In thus coasting along the shores of Asia St. Paul had purposely omitted calling at Ephesus, lest he should be detained too long there; but as his vessel had to remain a few days in Miletus, he profited by the comparatively short distance between the two cities to send word to “the ancients of the church” of Ephesus that they should come and meet him. When these were assembled, he delivered to them his celebrated farewell address, a touching model of paternal solicitude, and of apostolic zeal for their own welfare and that of their flock. Finally the time came for parting, when all, falling on their knees, united in fervent prayer with St. Paul, and then surrounded him with the most sincere marks of attachment, chiefly because he had said “that they should see his face no more.”

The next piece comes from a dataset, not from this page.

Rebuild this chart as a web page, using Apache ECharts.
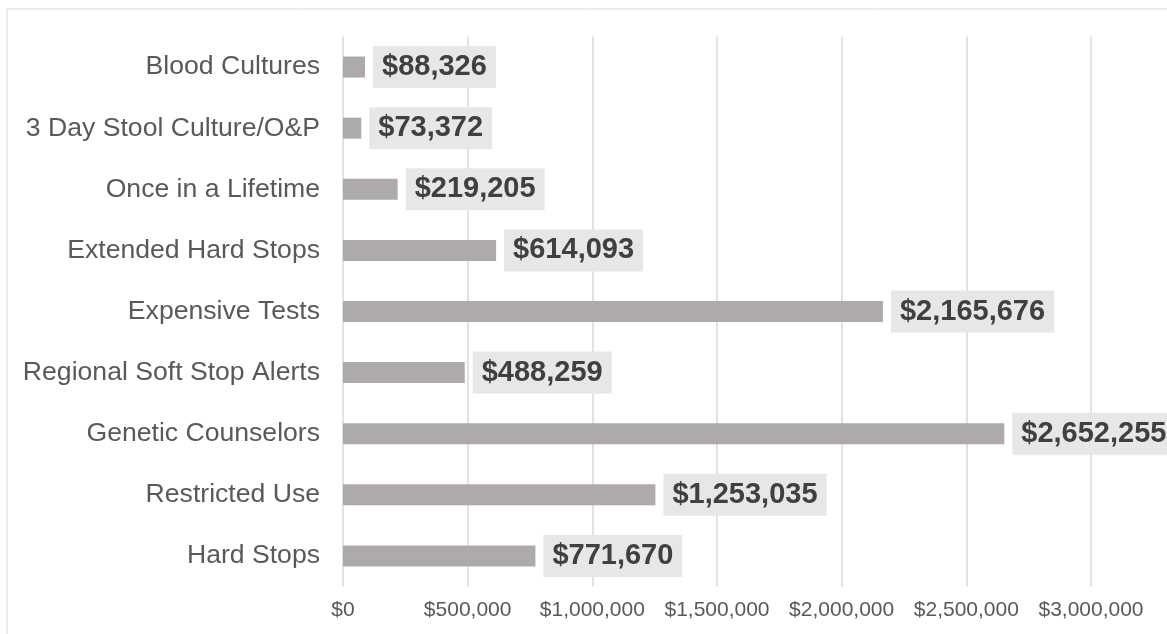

2. The Voyage from Miletus to Cæsarea. The second part of St. Paul’s journey to Jerusalem was mostly by sea. The ship which carried him and his companions sailed first to the island of Coos, about 40 miles to the south of Miletus, and the next day to the island of Rhodes, and thence to Patara, the harbor of Xanthus, the capital of the Roman province of Lycia. There they changed ship, and took one which sailed direct to Tyre, in Phenicia. St. Paul spent a week with the Christians of Tyre, and, despite their predictions of the great dangers which awaited him in Jerusalem, went on board again, and finally reached Ptolemais (Acre), where the voyage by sea came to an end.

The next day after landing, the Apostle and those with him were on their way to Cæsarea of Palestine, a city some 30 miles distant, and in which the deacon St. Philip lived with his household in the midst of an old and large Christian settlement. Of course the holy deacon welcomed most heartily St. Paul and his companions into his house, and the Apostle, on his part, accepted with joy and gratitude a lodging in a house so manifestly blessed by God, that the four daughters of St. Philip were endowed with the gift of prophecy. It was during this short sojourn in Cæsarea, that the prophet Agabus, who had formerly predicted the famine which occurred under Claudius, came “from Judæa” to warn St. Paul of the danger he was running in going up to Jerusalem. Whereupon, the companions of the Apostle and all the Christians of Cæsarea besought him not to expose himself; but to all their words, accompanied by tears, the undaunted missionary simply replied: “I am ready not only to be bound, but to die also in Jerusalem for the name of the Lord Jesus.”

3. Arrival at Jerusalem. About 70 miles separated Cæsarea from Jerusalem, and as the Pentecost festival drew near, St. Paul started for the Holy City in company with several disciples of Cæsarea. They had with them a certain Mnason of Cyprus, whose faith of long standing had proved him perfectly reliable, and who, possessing a house of his own in Jerusalem, was but too glad to place it at the disposal of St. Paul and his companions. At his arrival in Jerusalem, the Apostle was joyfully received by those Christians who were made aware of his presence, and the next day “he went in unto James,” with whom were gathered all the ancients of the Church.

Thus terminated St. Paul’s third and probably most important missionary journey, in respect both of the extent of ground covered and of the number of churches founded. It lasted four years or perhaps a little more, from about 49 to 53 A.D.